One of these “guardians” is Bill Hale (Robert De Niro), a Machiavellian pretending to be Maecenas. De Niro lends an icy charm to a living embodiment of how white allyship can be used as a veil. The key to how Bill held those he claimed to serve in his thrall lies in the insidious force of his personality. Generosity has seldom had an uglier face. Bill is a vulturous landowner who persuades his white brethren to marry into the Osage tribe and lend a hand in their wives’ demise so their wealth could be passed on through inheritance. When Bill’s nephew Ernest (DiCaprio) returns home from the Great War, Bill gets Ernest a job as a chauffeur to wealthy heiress Mollie (Gladstone) to do the same. Mollie sees through Ernest's designs from a mile away, referring to him as a "coyote". Yet she falls for him. So does he for her. Only he loves money a lot more. The most crushing moments come when Mollie loses her siblings and family, one by one, and Ernest reassures his wife that she will be okay, that she is loved, even as he poisons her with tainted insulin shots. DiCaprio is suitably impish, creating an almost discomfiting comedy out of a man both wounded and empowered, suggestible and manipulative.
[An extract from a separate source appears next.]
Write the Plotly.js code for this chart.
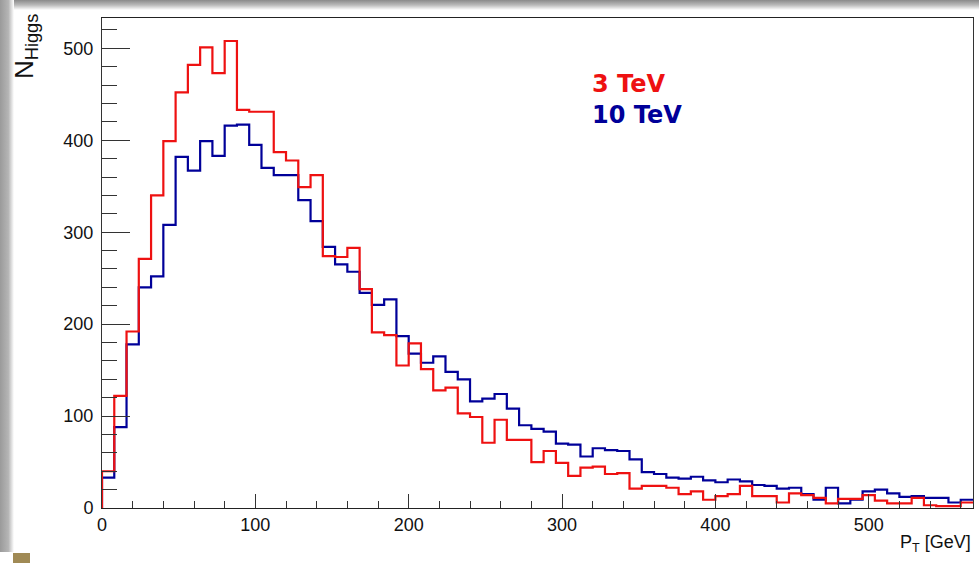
<!DOCTYPE html>
<html>
<head>
<meta charset="utf-8">
<script src="https://cdn.plot.ly/plotly-3.0.1.min.js"></script>
<style>
  html, body { margin: 0; padding: 0; background: #ffffff; }
  #wrap { position: relative; width: 979px; height: 563px; overflow: hidden; background: #ffffff; }
  #topband { position: absolute; left: 0; top: 0; width: 979px; height: 10px;
    background: linear-gradient(to bottom, #8a8a8a 0%, #b9b9b9 50%, #ffffff 100%); }
  #leftband { position: absolute; left: 0; top: 0; width: 14px; height: 552px;
    background: linear-gradient(to right, #9a9a9a 0%, #b5b5b5 60%, #ffffff 100%); }
  #corner { position: absolute; left: 13px; top: 553px; width: 17px; height: 10px; background: #a08a55; }
  #plot { position: absolute; left: 0; top: 0; width: 979px; height: 563px; }
</style>
</head>
<body>
<div id="wrap">
  <div id="topband"></div>
  <div id="leftband"></div>
  <div id="corner"></div>
  <div id="plot"></div>
</div>
<script>
// Histogram: Higgs pT, bin width 8 GeV starting at 0
const binWidth = 8;
const xMax = 568;
const series3TeV = [40,122,192,271,340,399,452,482,501,473,508,433,431,431,387,378,349,362,274,273,
  283,238,191,188,155,179,151,128,131,103,99,71,96,74,74,50,62,49,35,44,
  45,37,38,21,24,24,22,15,18,9,13,15,24,13,13,6,16,14,11,5,
  10,10,14,8,5,5,11,3,2,2,6];
const series10TeV = [33,88,178,240,252,308,382,367,399,383,416,417,395,370,362,362,335,312,284,265,
  257,234,221,227,187,168,158,165,148,140,116,119,124,108,90,86,83,70,69,56,
  65,63,62,53,39,37,33,32,34,30,28,31,29,25,24,21,22,15,9,22,
  5,9,18,20,16,12,13,11,11,6,9];
const label3 = "3 TeV";
const label10 = "10 TeV";
const xTickVals = [0,100,200,300,400,500];
const yTickVals = [0,100,200,300,400,500];

function stepTrace(vals, color, name) {
  const x = [0];
  const y = [0];
  for (let i = 0; i < vals.length; i++) { x.push(i * binWidth); y.push(vals[i]); }
  x.push(vals.length * binWidth); y.push(vals[vals.length - 1]);
  return { x: x, y: y, type: 'scatter', mode: 'lines', name: name,
    line: { shape: 'hv', color: color, width: 2.2 }, hoverinfo: 'skip' };
}

const red = '#ee1111';
const blue = '#000099';
const data = [stepTrace(series10TeV, blue, label10), stepTrace(series3TeV, red, label3)];

const font = "Liberation Sans, Arial, Helvetica, sans-serif";
const legendFont = "DejaVu Sans, Liberation Sans, Arial, sans-serif";
const layout = {
  width: 979, height: 563,
  margin: { l: 102, r: 6, t: 18, b: 55 },
  paper_bgcolor: 'rgba(0,0,0,0)', plot_bgcolor: '#ffffff',
  showlegend: false,
  font: { family: font, color: '#111111', size: 18 },
  xaxis: {
    range: [0, xMax], tickvals: xTickVals, ticks: 'inside', ticklen: 14, tickwidth: 1, tickcolor: '#333',
    showgrid: false, zeroline: false, showline: true, linecolor: '#222', linewidth: 1, mirror: true,
    minor: { dtick: 20, ticks: 'inside', ticklen: 7, tickcolor: '#333', showgrid: false },
    tickfont: { family: font, size: 18, color: '#111' }
  },
  yaxis: {
    range: [0, 533], tickvals: yTickVals, ticks: 'inside', ticklen: 28, tickwidth: 1, tickcolor: '#333',
    showgrid: false, zeroline: false, showline: true, linecolor: '#333', linewidth: 1, mirror: true,
    minor: { dtick: 20, ticks: 'inside', ticklen: 15, tickcolor: '#333', showgrid: false },
    tickfont: { family: font, size: 18, color: '#111' }, ticklabelstandoff: 4
  },
  annotations: [
    { xref: 'paper', yref: 'paper', x: 0.5603, y: 0.866, xanchor: 'left', yanchor: 'middle', showarrow: false,
      text: '<b>' + label3 + '</b>', font: { family: legendFont, size: 24, color: red } },
    { xref: 'paper', yref: 'paper', x: 0.5603, y: 0.802, xanchor: 'left', yanchor: 'middle', showarrow: false,
      text: '<b>' + label10 + '</b>', font: { family: legendFont, size: 24, color: blue } },
    { xref: 'paper', yref: 'paper', x: 1.0, y: -0.045, xanchor: 'right', yanchor: 'top', showarrow: false,
      text: 'P<sub>T</sub> [GeV]', font: { family: font, size: 18, color: '#111' } },
    { xref: 'paper', yref: 'paper', x: -0.088, y: 1.012, xanchor: 'center', yanchor: 'top', showarrow: false,
      textangle: -90, text: 'N<sub>Higgs</sub>', font: { family: font, size: 26, color: '#111' } }
  ]
};

Plotly.newPlot('plot', data, layout, { displayModeBar: false, staticPlot: true });
</script>
</body>
</html>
It isn’t DiCaprio or De Niro who give Scorsese’s saga its emotional pulse, but Gladstone. As the soul of the film, she exudes a careworn grace. When the camera lingers on Mollie’s face, we see in her eyes an internal civil war, the weight of agony and anger arching her back and close to cracking her voice. If Mollie refuses to believe that Ernest is part of the sinister conspiracy, it speaks to how her defence mechanisms are disarmed by the effortlessness the privilege of being white grants him. She sticks by him, her trust misplaced and misguided, believing this privilege will transfer to her and shelter her from the tragedy that befell her family and community. As she so often withdraws into a stoic silence, her words ring louder when she does speak up. In these moments, it feels like Gladstone, being an actor of Siksikaitsitapi and NiMíiPuu heritage, is channelling her own pain and strength.
Early in the courtship, a thunderstorm strikes when Ernest visits Mollie in her home. His instinct is to close the windows. Hers is to sit in silence and listen to the sounds. This difference in response establishes how the Native Americans had a reciprocal relationship with nature, while the white colonisers only saw it as something to be exploited for its resources. How Scorsese frames the scene — of a love not yet wholly corrupted by greed — is an example of how his interactions with the Osage community enriches his vision. Yet, as he suggests in the coda, history tends to distort. Time consigned the full horrors of the Osage killings to the shadows. The truth of what the tribal nation had endured was supplanted by a more sanitised myth of the heroic white man who led the investigation and helped launch the FBI. Scorsese puts himself in the film to challenge this cultural erasure, while recognising the limits of his own vision relative to Osage history. For all he has created is an abridged cultural memory. When most of us walk out of the theatre, we have the luxury to forget. The Osage don’t.